La manía recurrente de creer que aquí todo lo arreglaríamos aplicando las soluciones adoptadas en Estados Unidos hace que haya quienes propongan trasladar a nuestra tierra el mecanismo del país del Norte, que consiste en que el Presidente propone los candidatos y el Senado los confirma, después de ser sometidos a la opinión pública. Si en Venezuela los miembros actuales de la Corte renunciaran, de acuerdo con esta tesis se le pediría al presidente Pérez proponer los nuevos candidatos al Senado para que éste los ratifique. Eso aquí no mejoraría nada; pero hay que admitir, además, que en Estados Unidos el mecanismo se convierte en un proceso inquisitorial: Se averigua y discute la ideología y conducta íntima de los candidatos y se decide en torno a la corriente que prevalece en el Senado. Recientemente, en el proceso de designación de un nuevo magistrado para suplir al Juez Thurgood Marshall hemos visto cómo se ha averiguado en forma despiadada el pensamiento y la vida del propuesto Clarence Thomas; y se ha considerado que si el saliente es un «liberal de color», el sustituto es un «conservador de color». Esto da a la elección un marcado tinte político, que es lo que aquí tratamos de evitar. Si trasladáramos los términos a nuestro ambiente ¿qué sucedería? En el mejor de los casos, se politizaría la elección más allá de lo imaginable.

Una vez más vale la pena recordar a Bello: «¡Cuándo imitaremos a los Estados Unidos en lo que son más dignos de ser imitados!». Imitarlos en la elección de los magistrados de la Corte Suprema demandaría como condición previa la transfusión del modo de ser norteamericano para que pudiera funcionar.

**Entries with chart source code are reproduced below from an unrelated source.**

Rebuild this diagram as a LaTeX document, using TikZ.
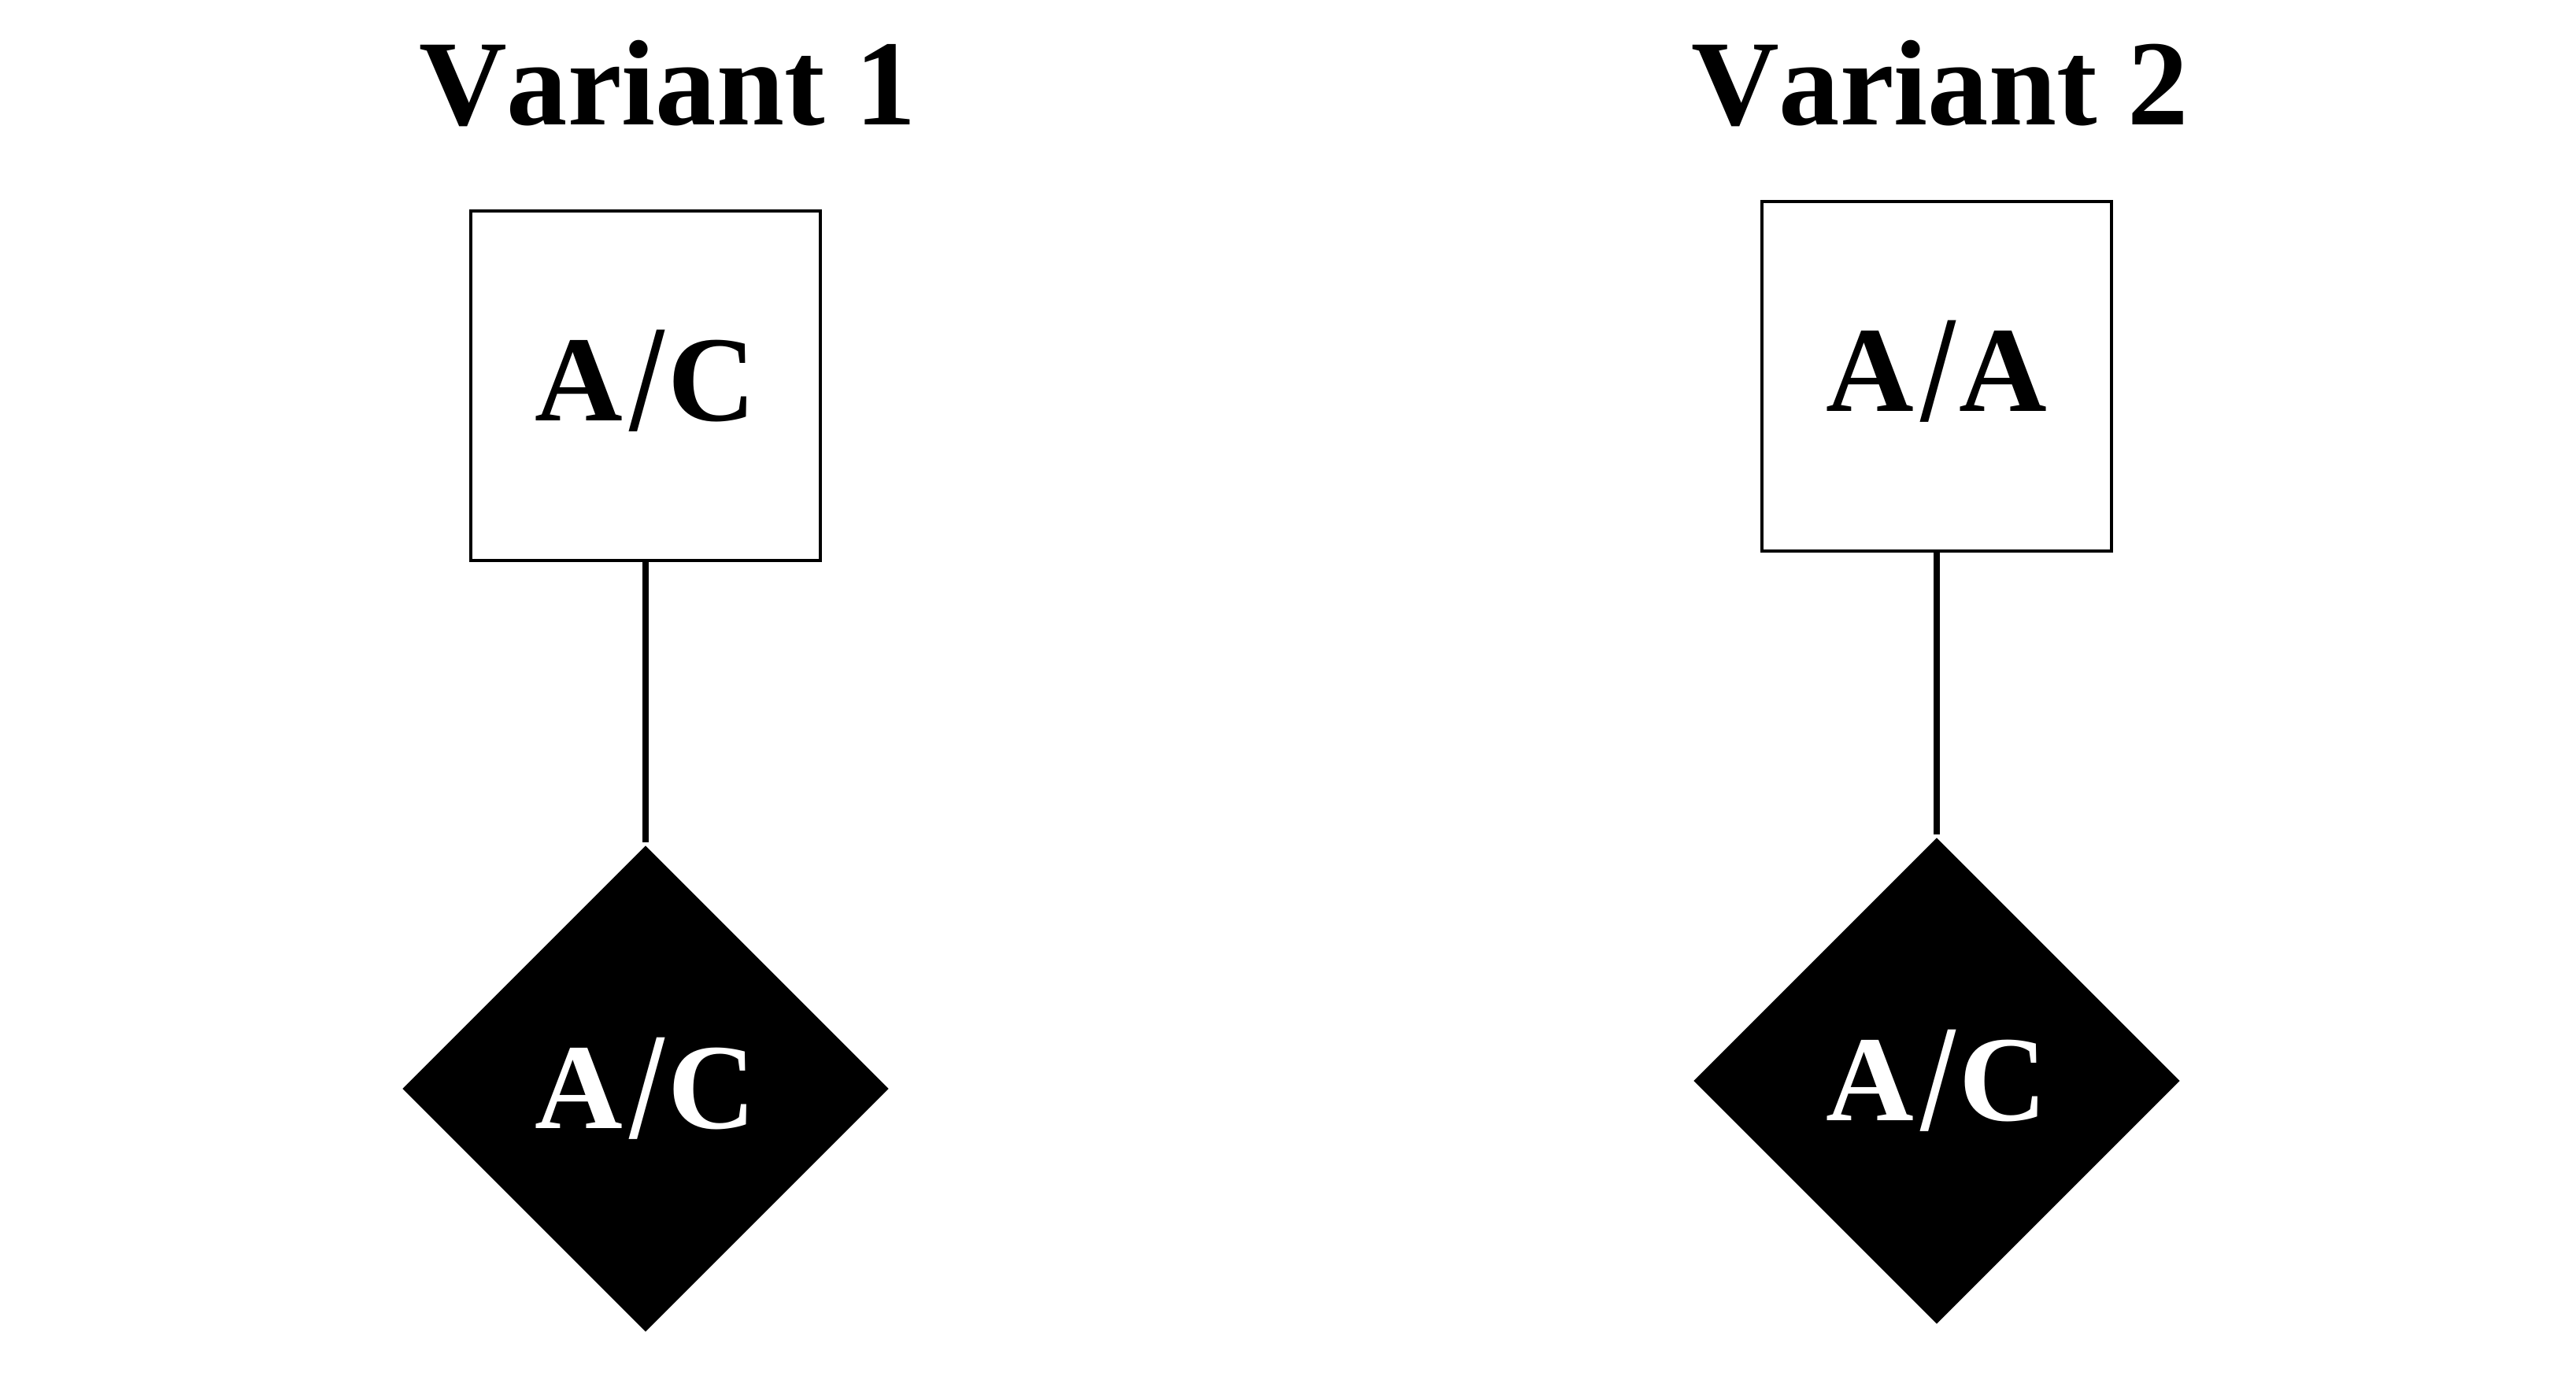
\documentclass[tikz,border=0pt]{standalone}
\usepackage{fontspec}
\setmainfont[Kerning=Off]{Liberation Serif}
\usetikzlibrary{shapes.geometric}

% Define the tall slash
\newcommand{\gsl}{\kern0.06em\raisebox{-0.08em}{\scalebox{1}[1.25]{/}}\kern0.03em}

\begin{document}
\begin{tikzpicture}[
    genbox/.style={draw, line width=1.1pt, minimum size=4.44cm, inner sep=0pt,
        text depth=0.26cm, font=\fontsize{44}{50}\selectfont\bfseries},
    gendia/.style={diamond, fill=black, minimum size=6.18cm, inner sep=0pt,
        text=white, text depth=0.14cm, font=\fontsize{44}{50}\selectfont\bfseries},
    vtitle/.style={anchor=base, font=\fontsize{44}{50}\selectfont\bfseries},
    link/.style={line width=2.2pt, shorten >=1pt}
]
    % Define the page
    \useasboundingbox (0,0) rectangle (32.72,-17.67);

    % Define Coordinates
    \coordinate (L) at (8.20,-4.90);    % left box
    \coordinate (LD) at (8.20,-13.83);  % left diamond
    \coordinate (R) at (24.60,-4.78);   % right box
    \coordinate (RD) at (24.60,-13.73); % right diamond

    % 1. Titles
    \node[vtitle] (t1) at (8.48,-1.59) {Variant 1};
    \node[vtitle] (t2) at (24.64,-1.59) {Variant 2};

    % 2. Boxes and diamonds
    \node[genbox] (box1) at (L) {A\gsl C};
    \node[gendia] (dia1) at (LD) {A\gsl C};
    \node[genbox] (box2) at (R) {A\gsl A};
    \node[gendia] (dia2) at (RD) {A\gsl C};

    % 3. Draw the Lines
    \draw[link] (box1.south) -- (dia1.north);
    \draw[link] (box2.south) -- (dia2.north);

\end{tikzpicture}
\end{document}
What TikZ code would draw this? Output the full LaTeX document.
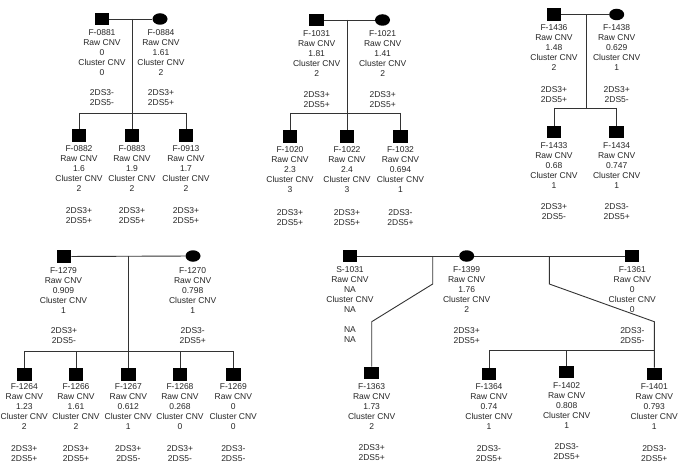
\documentclass[tikz,border=0pt]{standalone}
\usepackage{fontspec}
\setmainfont{Liberation Sans}
\usetikzlibrary{shapes.geometric}
\newcommand{\pinfo}[3]{#1\\Raw CNV\\#2\\Cluster CNV\\#3}
\begin{document}
\begin{tikzpicture}[x=1pt,y=-1pt,
  male/.style={rectangle,fill=black,minimum width=14.5pt,minimum height=12.5pt,inner sep=0pt},
  female/.style={ellipse,fill=black,minimum width=15pt,minimum height=11.5pt,inner sep=0pt},
  lbl/.style={anchor=north,yshift=6.1pt,inner sep=0pt,align=center,text=black!85,font=\fontsize{8.5}{10}\selectfont},
  ln/.style={draw=black!80,line width=0.9pt}]
\useasboundingbox (0,0) rectangle (685,476);
\fill[white] (0,0) rectangle (685,476);

% ---------- Panel 1 ----------
\node[male] (a1) at (102,19) {};
\node[female] (a2) at (160,19) {};
\coordinate (aj) at (132,19);
\coordinate (as) at (132,113);
\coordinate (aL) at (79,113);
\coordinate (aR) at (186,113);
\node[male] (a3) at (79,135.5) {};
\node[male] (a4) at (132,135.5) {};
\node[male] (a5) at (186,135.5) {};
\draw[ln] (a1) -- (a2);
\draw[ln] (aj) -- (as);
\draw[ln] (aL) -- (aR);
\draw[ln] (aL) -- (a3.north);
\draw[ln] (as) -- (a4.north);
\draw[ln] (aR) -- (a5.north);
\node[lbl] (ta1) at (102,35) {\pinfo{F-0881}{0}{0}};
\node[lbl] (ta2) at (161,35) {\pinfo{F-0884}{1.61}{2}};
\node[lbl] (ga1) at (102,95) {2DS3-\\2DS5-};
\node[lbl] (ga2) at (161,95) {2DS3+\\2DS5+};
\node[lbl] (ta3) at (79,151) {\pinfo{F-0882}{1.6}{2}};
\node[lbl] (ta4) at (132,151) {\pinfo{F-0883}{1.9}{2}};
\node[lbl] (ta5) at (186,151) {\pinfo{F-0913}{1.7}{2}};
\node[lbl] (ga3) at (79,213) {2DS3+\\2DS5+};
\node[lbl] (ga4) at (132,213) {2DS3+\\2DS5+};
\node[lbl] (ga5) at (186,213) {2DS3+\\2DS5+};

% ---------- Panel 2 ----------
\node[male] (b1) at (316.5,20) {};
\node[female] (b2) at (382.5,20) {};
\coordinate (bj) at (347,20);
\coordinate (bs) at (347,113);
\coordinate (bL) at (290,113);
\coordinate (bR) at (400.5,113);
\node[male] (b3) at (290,136.7) {};
\node[male] (b4) at (347,136.7) {};
\node[male] (b5) at (400.5,136.7) {};
\draw[ln] (b1) -- (b2);
\draw[ln] (bj) -- (bs);
\draw[ln] (bL) -- (bR);
\draw[ln] (bL) -- (b3.north);
\draw[ln] (bs) -- (b4.north);
\draw[ln] (bR) -- (b5.north);
\node[lbl] (tb1) at (316.7,36) {\pinfo{F-1031}{1.81}{2}};
\node[lbl] (tb2) at (382.7,36) {\pinfo{F-1021}{1.41}{2}};
\node[lbl] (gb1) at (316.7,97) {2DS3+\\2DS5+};
\node[lbl] (gb2) at (382.7,97) {2DS3+\\2DS5+};
\node[lbl] (tb3) at (290,152) {\pinfo{F-1020}{2.3}{3}};
\node[lbl] (tb4) at (347,152) {\pinfo{F-1022}{2.4}{3}};
\node[lbl] (tb5) at (400.5,152) {\pinfo{F-1032}{0.694}{1}};
\node[lbl] (gb3) at (290,215) {2DS3+\\2DS5+};
\node[lbl] (gb4) at (347,215) {2DS3+\\2DS5+};
\node[lbl] (gb5) at (400.5,215) {2DS3-\\2DS5+};

% ---------- Panel 3 ----------
\node[male] (c1) at (554,14.5) {};
\node[female] (c2) at (616.7,14.5) {};
\coordinate (cj) at (586.7,14.5);
\coordinate (cs) at (586.7,108);
\coordinate (cL) at (554,108);
\coordinate (cR) at (616.7,108);
\node[male] (c3) at (554,132) {};
\node[male] (c4) at (616.7,132) {};
\draw[ln] (c1) -- (c2);
\draw[ln] (cj) -- (cs);
\draw[ln] (cL) -- (cR);
\draw[ln] (cL) -- (c3.north);
\draw[ln] (cR) -- (c4.north);
\node[lbl] (tc1) at (554,30) {\pinfo{F-1436}{1.48}{2}};
\node[lbl] (tc2) at (616.7,30) {\pinfo{F-1438}{0.629}{1}};
\node[lbl] (gc1) at (554,92) {2DS3+\\2DS5+};
\node[lbl] (gc2) at (616.7,92) {2DS3+\\2DS5-};
\node[lbl] (tc3) at (554,148) {\pinfo{F-1433}{0.68}{1}};
\node[lbl] (tc4) at (616.7,148) {\pinfo{F-1434}{0.747}{1}};
\node[lbl] (gc3) at (554,209) {2DS3+\\2DS5-};
\node[lbl] (gc4) at (616.7,209) {2DS3-\\2DS5+};

% ---------- Panel 4 ----------
\node[male] (d1) at (64,256.5) {};
\node[female] (d2) at (193,256) {};
\coordinate (dj) at (128.3,256);
\coordinate (ds) at (128.3,351);
\coordinate (dL) at (24.3,351);
\coordinate (dR) at (233.3,351);
\coordinate (d4t) at (76,351);
\coordinate (d6t) at (180,351);
\node[male] (d3) at (24.3,374.5) {};
\node[male] (d4) at (76,374.5) {};
\node[male] (d5) at (128.3,374.5) {};
\node[male] (d6) at (180,374.5) {};
\node[male] (d7) at (233.3,374.5) {};
\draw[ln] (d1) -- (d2);
\draw[ln] (dj) -- (ds);
\draw[ln] (dL) -- (dR);
\draw[ln] (dL) -- (d3.north);
\draw[ln] (d4t) -- (d4.north);
\draw[ln] (ds) -- (d5.north);
\draw[ln] (d6t) -- (d6.north);
\draw[ln] (dR) -- (d7.north);
\node[lbl] (td1) at (63.5,273) {\pinfo{F-1279}{0.909}{1}};
\node[lbl] (td2) at (192.7,273) {\pinfo{F-1270}{0.798}{1}};
\node[lbl] (gd1) at (64,333.7) {2DS3+\\2DS5-};
\node[lbl] (gd2) at (192.7,333.7) {2DS3-\\2DS5+};
\node[lbl] (td3) at (24.3,389.7) {\pinfo{F-1264}{1.23}{2}};
\node[lbl] (td4) at (76,389.7) {\pinfo{F-1266}{1.61}{2}};
\node[lbl] (td5) at (128.3,389.7) {\pinfo{F-1267}{0.612}{1}};
\node[lbl] (td6) at (180,389.7) {\pinfo{F-1268}{0.268}{0}};
\node[lbl] (td7) at (233.3,389.7) {\pinfo{F-1269}{0}{0}};
\node[lbl] (gd3) at (24.3,451) {2DS3+\\2DS5+};
\node[lbl] (gd4) at (76,451) {2DS3+\\2DS5+};
\node[lbl] (gd5) at (128.3,451) {2DS3+\\2DS5-};
\node[lbl] (gd6) at (180,451) {2DS3+\\2DS5-};
\node[lbl] (gd7) at (233.3,451) {2DS3-\\2DS5-};

% ---------- Panel 5 ----------
\node[male] (e1) at (350,256) {};
\node[female] (e2) at (466.7,256) {};
\node[male] (e3) at (632,256) {};
\draw[ln] (e1) -- (e2);
\draw[ln] (e2) -- (e3);
\coordinate (ej1) at (432.7,256);
\coordinate (ek1) at (432.7,284);
\coordinate (el1) at (371.7,321.7);
\node[male] (f1) at (371.7,373) {};
\draw[ln] (ej1) -- (ek1) -- (el1) -- (f1.north);
\coordinate (ej2) at (549.3,256);
\coordinate (ek2) at (549.3,284);
\coordinate (el2) at (654.3,321.7);
\coordinate (es) at (654.3,350);
\coordinate (eL) at (489,350);
\coordinate (eM) at (566.7,350);
\node[male] (f2) at (489,374) {};
\node[male] (f3) at (566.7,372) {};
\node[male] (f4) at (654.3,374) {};
\draw[ln] (ej2) -- (ek2) -- (el2) -- (f4.north);
\draw[ln] (eL) -- (es);
\draw[ln] (eL) -- (f2.north);
\draw[ln] (eM) -- (f3.north);
\node[lbl] (te1) at (350,272) {S-1031\\Raw CNV\\NA\\Cluster CNV\\NA};
\node[lbl] (te2) at (466.7,272) {\pinfo{F-1399}{1.76}{2}};
\node[lbl] (te3) at (632.3,272) {\pinfo{F-1361}{0}{0}};
\node[lbl] (ge1) at (350,333) {NA\\NA};
\node[lbl] (ge2) at (466.7,333) {2DS3+\\2DS5+};
\node[lbl] (ge3) at (632.3,333) {2DS3-\\2DS5-};
\node[lbl] (tf1) at (371.7,389.7) {\pinfo{F-1363}{1.73}{2}};
\node[lbl] (tf2) at (489,389) {\pinfo{F-1364}{0.74}{1}};
\node[lbl] (tf3) at (566.7,388) {\pinfo{F-1402}{0.808}{1}};
\node[lbl] (tf4) at (654.3,389) {\pinfo{F-1401}{0.793}{1}};
\node[lbl] (gf1) at (371.7,450.3) {2DS3+\\2DS5+};
\node[lbl] (gf2) at (489,451) {2DS3-\\2DS5+};
\node[lbl] (gf3) at (566.7,449.7) {2DS3-\\2DS5+};
\node[lbl] (gf4) at (654.3,451) {2DS3-\\2DS5+};
\end{tikzpicture}
\end{document}
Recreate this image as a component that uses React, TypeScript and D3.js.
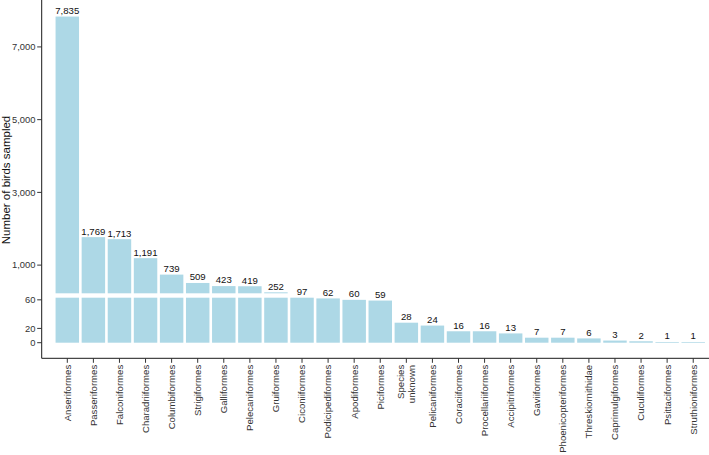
import React from "react";
import * as d3 from "d3";

const categories = [
  "Anseriformes", "Passeriformes", "Falconiformes", "Charadriiformes", "Columbiformes",
  "Strigiformes", "Galliformes", "Pelecaniformes", "Gruiformes", "Ciconiiformes",
  "Podicipediformes", "Apodiformes", "Piciformes", "Species\nunknown", "Pelicaniformes",
  "Coraciiformes", "Procellariiformes", "Accipitriformes", "Gaviiformes", "Phoenicopteriformes",
  "Threskiornithidae", "Caprimulgiformes", "Cuculiformes", "Psittaciformes", "Struthioniformes",
];
const values = [7835, 1769, 1713, 1191, 739, 509, 423, 419, 252, 97, 62, 60, 59, 28, 24, 16, 16, 13, 7, 7, 6, 3, 2, 1, 1];
const upperTicks = [1000, 3000, 5000, 7000];
const lowerTicks = [0, 20, 60];
const lowerDomain = [0, 63];
const upperDomain = [225, 8290];

const W = 709, H = 455;
const axisX = 41.7;
const axisY = 358.3;
const FONT = "'Liberation Sans', Arial, Helvetica, sans-serif";

export default function App() {
  const x = d3.scaleBand<string>()
    .domain(categories)
    .range([axisX + 25.6 - 13.04, axisX + 25.6 - 13.04 + 26.08 * categories.length])
    .paddingInner(0.1)
    .paddingOuter(0.05);
  const yLow = d3.scaleLinear().domain(lowerDomain).range([342.7, 297.7]);
  const yUp = d3.scaleLinear().domain(upperDomain).range([293.3, 0]);
  const fmt = d3.format(",");
  const fill = "#ADD8E6";
  const bw = x.bandwidth();

  return (
    <svg width={W} height={H} style={{ position: "absolute", left: 0, top: 0 }} fontFamily={FONT}>
      <rect x={0} y={0} width={W} height={H} fill="white" />
      {categories.map((c, i) => {
        const v = values[i];
        const x0 = x(c)!;
        const lowTop = yLow(Math.min(v, lowerDomain[1]));
        const inUpper = v > upperDomain[0];
        const upTop = inUpper ? yUp(v) : 0;
        const labelY = inUpper ? upTop - 2.6 : lowTop - 2.6;
        return (
          <g key={c}>
            <rect x={x0} y={lowTop} width={bw} height={yLow(0) - lowTop} fill={fill} />
            {inUpper && (
              <rect x={x0} y={upTop} width={bw} height={yUp(upperDomain[0]) - upTop} fill={fill} />
            )}
            <text x={x0 + bw / 2} y={labelY} textAnchor="middle" fontSize={9.6} fill="#111">
              {fmt(v)}
            </text>
          </g>
        );
      })}
      {/* axes */}
      <line x1={axisX} x2={axisX} y1={0} y2={axisY} stroke="#1a1a1a" strokeWidth={1} />
      <line x1={axisX} x2={W} y1={axisY} y2={axisY} stroke="#1a1a1a" strokeWidth={1} />
      {upperTicks.map((t) => (
        <g key={"u" + t} transform={`translate(${axisX},${yUp(t)})`}>
          <line x1={-4.5} x2={0} stroke="#333" />
          <text x={-6.2} dy="0.35em" textAnchor="end" fontSize={9.4} fill="#333">{fmt(t)}</text>
        </g>
      ))}
      {lowerTicks.map((t) => (
        <g key={"l" + t} transform={`translate(${axisX},${yLow(t)})`}>
          <line x1={-4.5} x2={0} stroke="#333" />
          <text x={-6.2} dy="0.35em" textAnchor="end" fontSize={9.4} fill="#333">{fmt(t)}</text>
        </g>
      ))}
      {categories.map((c) => {
        const cx = x(c)! + bw / 2;
        const lines = c.split("\n");
        return (
          <g key={"t" + c} transform={`translate(${cx},${axisY})`}>
            <line y1={0} y2={4.5} stroke="#333" />
            <g transform="translate(0,6.5) rotate(-90)">
              {lines.map((ln, j) => (
                <text key={j} x={0} y={(j - (lines.length - 1) / 2) * 10.5} dy="0.35em"
                  textAnchor="end" fontSize={9.6} fill="#333">{ln}</text>
              ))}
            </g>
          </g>
        );
      })}
      <text transform={`translate(5.5,180) rotate(-90)`} textAnchor="middle" dy="0.35em" fontSize={11.5} fill="#111">
        Number of birds sampled
      </text>
    </svg>
  );
}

Frente a la proposición de la Alta Comisión de Justicia no se ha presentado una alternativa recomendable. Transformar el Consejo de la Judicatura en algo parecido a lo que se imaginó cuando se le previó en el texto Constitucional habría podido ser, pero ya hoy no parece posible. Y si lo fuera, costaría mucho convencer a la comunidad a estas alturas, de que ese Cuerpo no estará influido por motivaciones partidistas.